Lindsay argues that Greenberg is overestimating the capacity of the Medicare issue to neutralize the other GOP advantages in those districts. "How many times have we heard them say this?" he said. "Of course when it's phrased [their] way it moves numbers, but it also moves numbers when we say a Democrat who voted for Obamacare voted for $500 billion in Medicare cuts. I'd just argue there's no real [Medicare] advantage on either side."

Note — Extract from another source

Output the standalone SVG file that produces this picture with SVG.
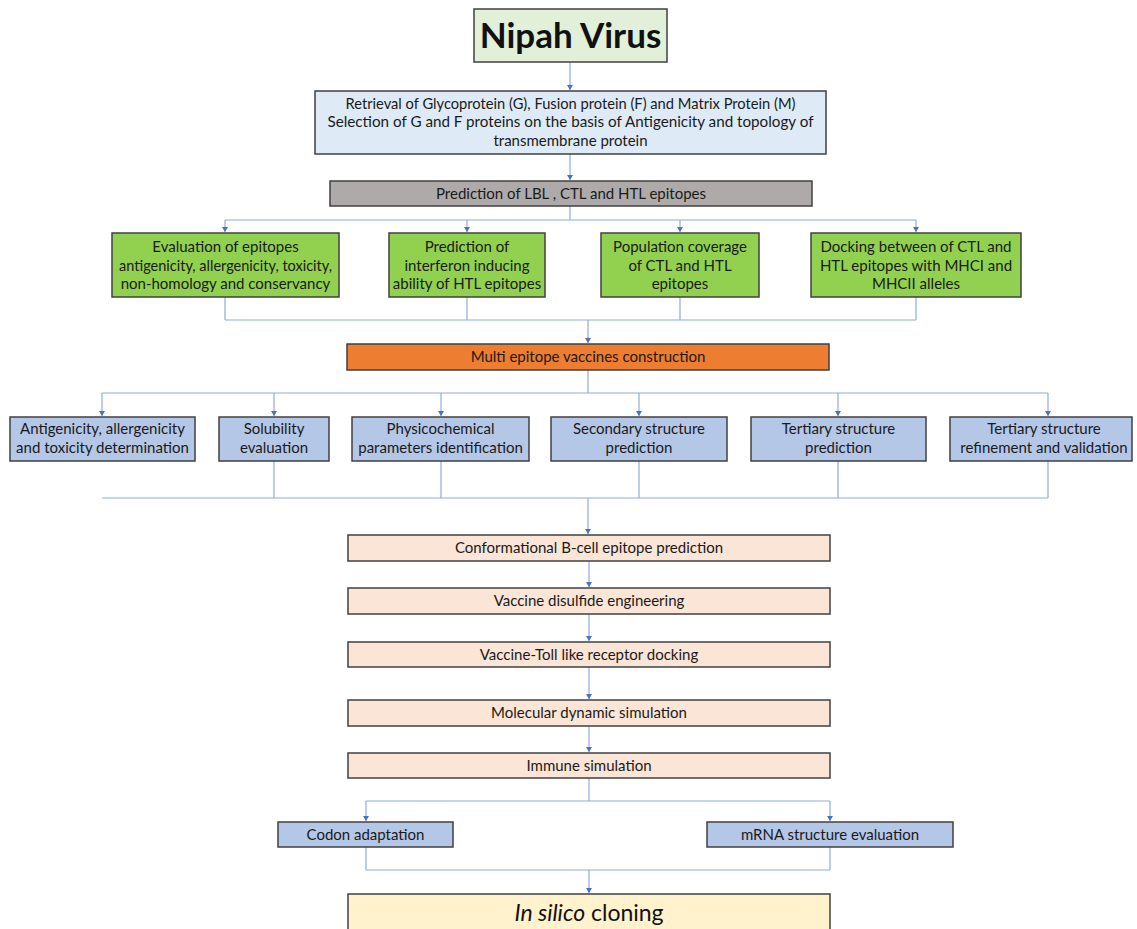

As these cross-currents intersect, the Democracy Corps poll raises the prospect of a House that is even more polarized after the election -- with virtually all Democrats representing seats that also preferred Obama and nearly all Republicans representing constituencies that rejected him for Romney. Regardless of who wins the White House, that's a formula for a deepening of the quasi-parliamentary patterns that have produced the highest level of congressional party-line voting since the late 19th century -- and unstinting partisan conflict on almost all major issues.